Mountain in Venezuela

The Pico Pan de Azúcar, at 4680 meters above sea level, is the ninth highest mountain of Venezuela, and the third highest of the Sierra de la Culata range in the Mérida State. Its name, which translates as "Bread of Sugar", is due to the sandy slopes of the mountain, which resembles "Pan dulce", a kind of bread sprinkled with sugar eaten in the country. The summit offers a scenic view, including Lake Maracaibo, Sierra Nevada de Mérida and the surrounding mountains of the Sierra de la Culata.

==Location==

Pico Pan de Azúcar is located 27.7 kilometers to the Northeast of Mérida, Mérida, the capital city of the state.
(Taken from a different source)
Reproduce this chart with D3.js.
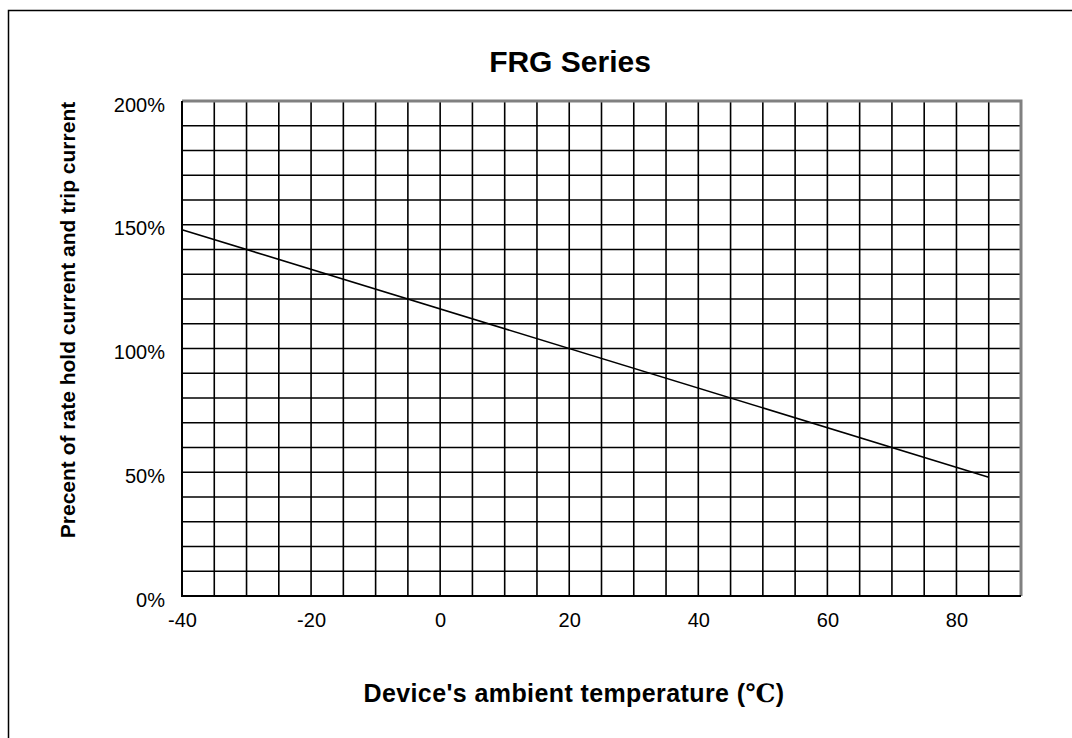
<!DOCTYPE html>
<html>
<head>
<meta charset="utf-8">
<script src="https://cdn.jsdelivr.net/npm/d3@7"></script>
<style>
  body { margin: 0; background: #fff; }
  text { font-family: Arial, "Liberation Sans", sans-serif; fill: #000; }
</style>
</head>
<body>
<script>
// derating line, temperature (C) vs percent of rated current
var temps = [-40, 85];
var percents = [148, 48];
var xTickLabels = [-40, -20, 0, 20, 40, 60, 80];
var yTickLabels = [0, 50, 100, 150, 200];

var W = 1072, H = 738;
var margin = {top: 101, right: 51, bottom: 142, left: 182},
    width = W - margin.left - margin.right,
    height = H - margin.top - margin.bottom;

var svg = d3.select("body").append("svg")
    .attr("width", W)
    .attr("height", H);

// outer frame
svg.append("rect")
    .attr("x", 8.5).attr("y", 10.5)
    .attr("width", 1080).attr("height", 800)
    .attr("fill", "none")
    .attr("stroke", "#000")
    .attr("stroke-width", 1.5);

var x = d3.scaleLinear().domain([-40, 90]).range([0, width]);
var y = d3.scaleLinear().domain([0, 200]).range([height, 0]);

var g = svg.append("g")
    .attr("transform", "translate(" + margin.left + "," + margin.top + ")");

// grid every 5 degrees / 10 percent
g.append("g").selectAll("line")
    .data(d3.range(-35, 90, 5))
  .enter().append("line")
    .attr("x1", function(d) { return x(d); })
    .attr("x2", function(d) { return x(d); })
    .attr("y1", 0).attr("y2", height)
    .attr("stroke", "#000").attr("stroke-width", 1.6);

g.append("g").selectAll("line")
    .data(d3.range(10, 200, 10))
  .enter().append("line")
    .attr("y1", function(d) { return y(d); })
    .attr("y2", function(d) { return y(d); })
    .attr("x1", 0).attr("x2", width)
    .attr("stroke", "#000").attr("stroke-width", 1.6);

// plot border: grey top/right, black left/bottom
g.append("path")
    .attr("d", "M0," + y(200) + "H" + x(90) + "V" + y(0))
    .attr("fill", "none").attr("stroke", "#808080").attr("stroke-width", 3);
g.append("path")
    .attr("d", "M0," + y(200) + "V" + y(0) + "H" + x(90))
    .attr("fill", "none").attr("stroke", "#000").attr("stroke-width", 2);

// axes (labels only)
var xAxis = g.append("g")
    .attr("transform", "translate(0," + height + ")")
    .call(d3.axisBottom(x).tickValues(xTickLabels).tickSize(0).tickPadding(17)
      .tickFormat(function(d) { return String(d); }));
var yAxis = g.append("g")
    .call(d3.axisLeft(y).tickValues(yTickLabels).tickSize(0).tickPadding(17)
      .tickFormat(function(d) { return d + "%"; }));
[xAxis, yAxis].forEach(function(a) {
  a.select(".domain").remove();
  a.attr("font-size", null).attr("font-family", null);
  a.selectAll("text").style("font-size", "20px");
});
yAxis.selectAll("text").attr("dy", "0.5em");

// the curve
var line = d3.line()
    .x(function(d, i) { return x(temps[i]); })
    .y(function(d) { return y(d); });
g.append("path")
    .datum(percents)
    .attr("d", line)
    .attr("fill", "none")
    .attr("stroke", "#000")
    .attr("stroke-width", 1.6);

// titles
svg.append("text")
    .attr("x", 570).attr("y", 72)
    .attr("text-anchor", "middle")
    .style("font-size", "30px").attr("font-weight", "bold")
    .text("FRG Series");

var xl = svg.append("text")
    .attr("x", 574).attr("y", 702)
    .attr("text-anchor", "middle")
    .style("font-size", "25px").style("letter-spacing", "0.4px")
    .attr("font-weight", "bold");
xl.append("tspan").text("Device's ambient temperature (");
xl.append("tspan").style("font-family", "'Liberation Serif', 'DejaVu Serif', serif").text("\u2103");
xl.append("tspan").text(")");

svg.append("text")
    .attr("transform", "translate(75,320) rotate(-90)")
    .attr("text-anchor", "middle")
    .style("font-size", "21px").attr("font-weight", "bold")
    .text("Precent of rate hold current and trip current");
</script>
</body>
</html>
The mountain, along with other mountains surrounds a high altitude valley around 4300 meters above sea level, which is the birth of the Mucujún river

==History==

The first ascent, made by the German explorer Wilhem Sievers, dates from 1885. In 1910, Alfredo Jahn, an engineer working as leader of an Expedition commissioned for surveying the western of Venezuela, climbed the mountain, however, Jahn named the mountain "Tucaní" and on the other hand named "Pan de Azúcar" another neighbor mountain now known as Pan de Sal.

==Climbing==
Pan de Azúcar is one of the most climbed mountains in the Mérida state, due to its accessibility and fast approximation. It is best climbed during the dry season, from October to March. The principal access is through the "La Culata" settlement. The normal route is through the South ridge.